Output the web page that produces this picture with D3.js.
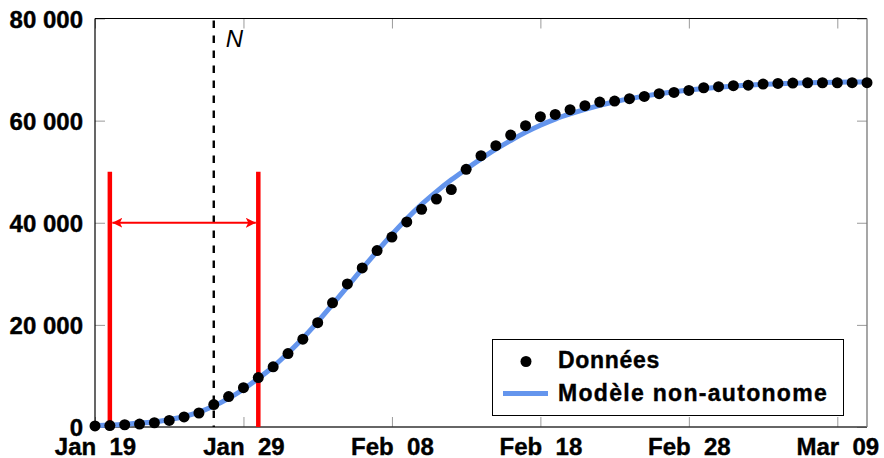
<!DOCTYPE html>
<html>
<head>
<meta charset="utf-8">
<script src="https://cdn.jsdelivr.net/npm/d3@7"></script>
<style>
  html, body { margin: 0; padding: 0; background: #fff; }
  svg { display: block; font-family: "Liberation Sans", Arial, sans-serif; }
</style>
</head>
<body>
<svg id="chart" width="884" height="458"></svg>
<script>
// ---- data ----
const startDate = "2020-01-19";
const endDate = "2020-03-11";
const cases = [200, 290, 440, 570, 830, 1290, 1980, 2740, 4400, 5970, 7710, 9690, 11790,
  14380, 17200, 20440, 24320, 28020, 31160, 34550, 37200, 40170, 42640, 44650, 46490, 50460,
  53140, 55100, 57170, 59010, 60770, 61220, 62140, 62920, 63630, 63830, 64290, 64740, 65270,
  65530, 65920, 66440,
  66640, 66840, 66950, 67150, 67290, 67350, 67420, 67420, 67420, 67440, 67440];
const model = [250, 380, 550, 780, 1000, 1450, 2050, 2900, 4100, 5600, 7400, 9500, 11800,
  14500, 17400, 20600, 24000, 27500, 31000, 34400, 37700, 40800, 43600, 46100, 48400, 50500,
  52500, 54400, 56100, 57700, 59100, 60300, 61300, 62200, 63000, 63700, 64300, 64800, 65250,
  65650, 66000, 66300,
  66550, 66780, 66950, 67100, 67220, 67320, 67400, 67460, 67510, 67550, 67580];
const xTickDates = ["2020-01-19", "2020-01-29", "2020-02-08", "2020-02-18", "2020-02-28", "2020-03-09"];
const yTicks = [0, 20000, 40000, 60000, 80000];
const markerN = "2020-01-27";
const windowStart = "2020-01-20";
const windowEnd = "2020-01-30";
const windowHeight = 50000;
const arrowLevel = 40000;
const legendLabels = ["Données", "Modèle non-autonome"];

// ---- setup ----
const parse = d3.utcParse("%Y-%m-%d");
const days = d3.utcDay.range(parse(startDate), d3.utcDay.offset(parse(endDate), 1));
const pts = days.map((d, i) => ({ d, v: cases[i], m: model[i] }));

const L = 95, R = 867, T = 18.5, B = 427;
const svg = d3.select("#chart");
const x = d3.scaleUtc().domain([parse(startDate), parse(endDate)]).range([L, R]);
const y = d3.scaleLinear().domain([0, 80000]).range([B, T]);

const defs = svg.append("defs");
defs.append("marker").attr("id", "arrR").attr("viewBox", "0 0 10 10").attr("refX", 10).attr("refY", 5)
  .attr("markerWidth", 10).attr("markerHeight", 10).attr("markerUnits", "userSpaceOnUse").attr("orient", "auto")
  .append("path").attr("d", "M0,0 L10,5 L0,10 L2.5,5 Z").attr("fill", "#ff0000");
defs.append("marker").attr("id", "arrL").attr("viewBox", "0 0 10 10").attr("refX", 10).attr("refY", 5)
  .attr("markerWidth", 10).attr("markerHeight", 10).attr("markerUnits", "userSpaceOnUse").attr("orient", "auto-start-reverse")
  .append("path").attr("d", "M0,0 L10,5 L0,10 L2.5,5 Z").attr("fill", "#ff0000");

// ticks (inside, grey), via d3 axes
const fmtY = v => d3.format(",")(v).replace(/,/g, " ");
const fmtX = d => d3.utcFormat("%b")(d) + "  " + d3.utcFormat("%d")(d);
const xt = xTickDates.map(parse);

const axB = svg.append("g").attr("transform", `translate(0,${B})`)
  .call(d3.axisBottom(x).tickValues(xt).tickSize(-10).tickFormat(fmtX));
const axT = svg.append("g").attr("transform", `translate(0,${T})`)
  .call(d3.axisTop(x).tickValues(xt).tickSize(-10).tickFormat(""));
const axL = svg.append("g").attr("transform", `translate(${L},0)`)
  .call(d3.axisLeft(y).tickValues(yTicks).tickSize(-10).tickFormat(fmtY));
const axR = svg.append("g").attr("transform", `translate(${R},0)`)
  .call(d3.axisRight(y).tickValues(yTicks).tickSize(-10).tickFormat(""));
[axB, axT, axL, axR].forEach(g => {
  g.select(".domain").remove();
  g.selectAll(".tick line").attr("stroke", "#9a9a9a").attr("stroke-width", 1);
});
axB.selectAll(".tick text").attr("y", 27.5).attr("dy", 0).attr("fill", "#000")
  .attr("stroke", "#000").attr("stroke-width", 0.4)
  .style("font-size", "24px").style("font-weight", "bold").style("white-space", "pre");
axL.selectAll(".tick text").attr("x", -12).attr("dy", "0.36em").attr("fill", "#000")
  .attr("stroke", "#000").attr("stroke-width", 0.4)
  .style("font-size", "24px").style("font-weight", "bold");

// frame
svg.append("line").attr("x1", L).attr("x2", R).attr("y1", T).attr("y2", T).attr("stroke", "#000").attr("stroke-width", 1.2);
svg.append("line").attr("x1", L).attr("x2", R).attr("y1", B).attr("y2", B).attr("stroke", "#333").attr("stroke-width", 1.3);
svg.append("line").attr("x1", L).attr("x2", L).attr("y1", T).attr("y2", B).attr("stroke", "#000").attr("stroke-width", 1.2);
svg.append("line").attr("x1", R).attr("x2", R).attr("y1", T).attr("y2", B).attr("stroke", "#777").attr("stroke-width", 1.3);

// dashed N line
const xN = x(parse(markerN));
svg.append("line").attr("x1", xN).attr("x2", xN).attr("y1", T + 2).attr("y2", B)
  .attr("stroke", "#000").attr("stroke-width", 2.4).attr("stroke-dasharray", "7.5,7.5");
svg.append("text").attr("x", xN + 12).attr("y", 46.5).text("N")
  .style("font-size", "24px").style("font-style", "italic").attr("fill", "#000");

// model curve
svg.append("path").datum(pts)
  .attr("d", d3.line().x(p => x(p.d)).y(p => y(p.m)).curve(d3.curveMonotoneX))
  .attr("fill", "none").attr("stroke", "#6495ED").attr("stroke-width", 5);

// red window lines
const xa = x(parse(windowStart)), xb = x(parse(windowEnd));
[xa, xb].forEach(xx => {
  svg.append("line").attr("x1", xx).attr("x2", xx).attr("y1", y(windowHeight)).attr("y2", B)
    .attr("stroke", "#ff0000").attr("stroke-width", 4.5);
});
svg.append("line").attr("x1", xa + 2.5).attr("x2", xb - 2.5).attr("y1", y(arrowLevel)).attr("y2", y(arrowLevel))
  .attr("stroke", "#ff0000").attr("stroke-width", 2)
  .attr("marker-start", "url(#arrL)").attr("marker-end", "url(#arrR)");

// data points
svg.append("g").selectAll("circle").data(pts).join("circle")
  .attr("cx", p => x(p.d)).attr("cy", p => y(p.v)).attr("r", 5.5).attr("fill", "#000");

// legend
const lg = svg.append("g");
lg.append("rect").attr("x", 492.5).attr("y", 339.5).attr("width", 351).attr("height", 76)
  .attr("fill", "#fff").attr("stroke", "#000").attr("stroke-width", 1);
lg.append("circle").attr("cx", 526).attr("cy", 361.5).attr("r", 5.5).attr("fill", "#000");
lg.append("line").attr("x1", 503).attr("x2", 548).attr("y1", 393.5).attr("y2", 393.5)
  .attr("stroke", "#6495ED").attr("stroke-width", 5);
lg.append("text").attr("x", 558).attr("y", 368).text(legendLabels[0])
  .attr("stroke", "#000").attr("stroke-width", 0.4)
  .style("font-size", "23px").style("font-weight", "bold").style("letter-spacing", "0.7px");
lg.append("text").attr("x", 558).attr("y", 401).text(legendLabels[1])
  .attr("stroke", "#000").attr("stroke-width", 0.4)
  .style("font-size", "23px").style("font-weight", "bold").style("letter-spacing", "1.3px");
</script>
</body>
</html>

------------------------

◆ **WRITTEN TASK**: From the first line of the listing above, repeat every line through the one holding "const y = d3.scaleLinear().domain([0, 80000]).range([B, T]);". Both ends count, and pictures stay out.

◆ **EXERCISE RESULT**:
Output the web page that produces this picture with D3.js.
<!DOCTYPE html>
<html>
<head>
<meta charset="utf-8">
<script src="https://cdn.jsdelivr.net/npm/d3@7"></script>
<style>
  html, body { margin: 0; padding: 0; background: #fff; }
  svg { display: block; font-family: "Liberation Sans", Arial, sans-serif; }
</style>
</head>
<body>
<svg id="chart" width="884" height="458"></svg>
<script>
// ---- data ----
const startDate = "2020-01-19";
const endDate = "2020-03-11";
const cases = [200, 290, 440, 570, 830, 1290, 1980, 2740, 4400, 5970, 7710, 9690, 11790,
  14380, 17200, 20440, 24320, 28020, 31160, 34550, 37200, 40170, 42640, 44650, 46490, 50460,
  53140, 55100, 57170, 59010, 60770, 61220, 62140, 62920, 63630, 63830, 64290, 64740, 65270,
  65530, 65920, 66440,
  66640, 66840, 66950, 67150, 67290, 67350, 67420, 67420, 67420, 67440, 67440];
const model = [250, 380, 550, 780, 1000, 1450, 2050, 2900, 4100, 5600, 7400, 9500, 11800,
  14500, 17400, 20600, 24000, 27500, 31000, 34400, 37700, 40800, 43600, 46100, 48400, 50500,
  52500, 54400, 56100, 57700, 59100, 60300, 61300, 62200, 63000, 63700, 64300, 64800, 65250,
  65650, 66000, 66300,
  66550, 66780, 66950, 67100, 67220, 67320, 67400, 67460, 67510, 67550, 67580];
const xTickDates = ["2020-01-19", "2020-01-29", "2020-02-08", "2020-02-18", "2020-02-28", "2020-03-09"];
const yTicks = [0, 20000, 40000, 60000, 80000];
const markerN = "2020-01-27";
const windowStart = "2020-01-20";
const windowEnd = "2020-01-30";
const windowHeight = 50000;
const arrowLevel = 40000;
const legendLabels = ["Données", "Modèle non-autonome"];

// ---- setup ----
const parse = d3.utcParse("%Y-%m-%d");
const days = d3.utcDay.range(parse(startDate), d3.utcDay.offset(parse(endDate), 1));
const pts = days.map((d, i) => ({ d, v: cases[i], m: model[i] }));

const L = 95, R = 867, T = 18.5, B = 427;
const svg = d3.select("#chart");
const x = d3.scaleUtc().domain([parse(startDate), parse(endDate)]).range([L, R]);
const y = d3.scaleLinear().domain([0, 80000]).range([B, T]);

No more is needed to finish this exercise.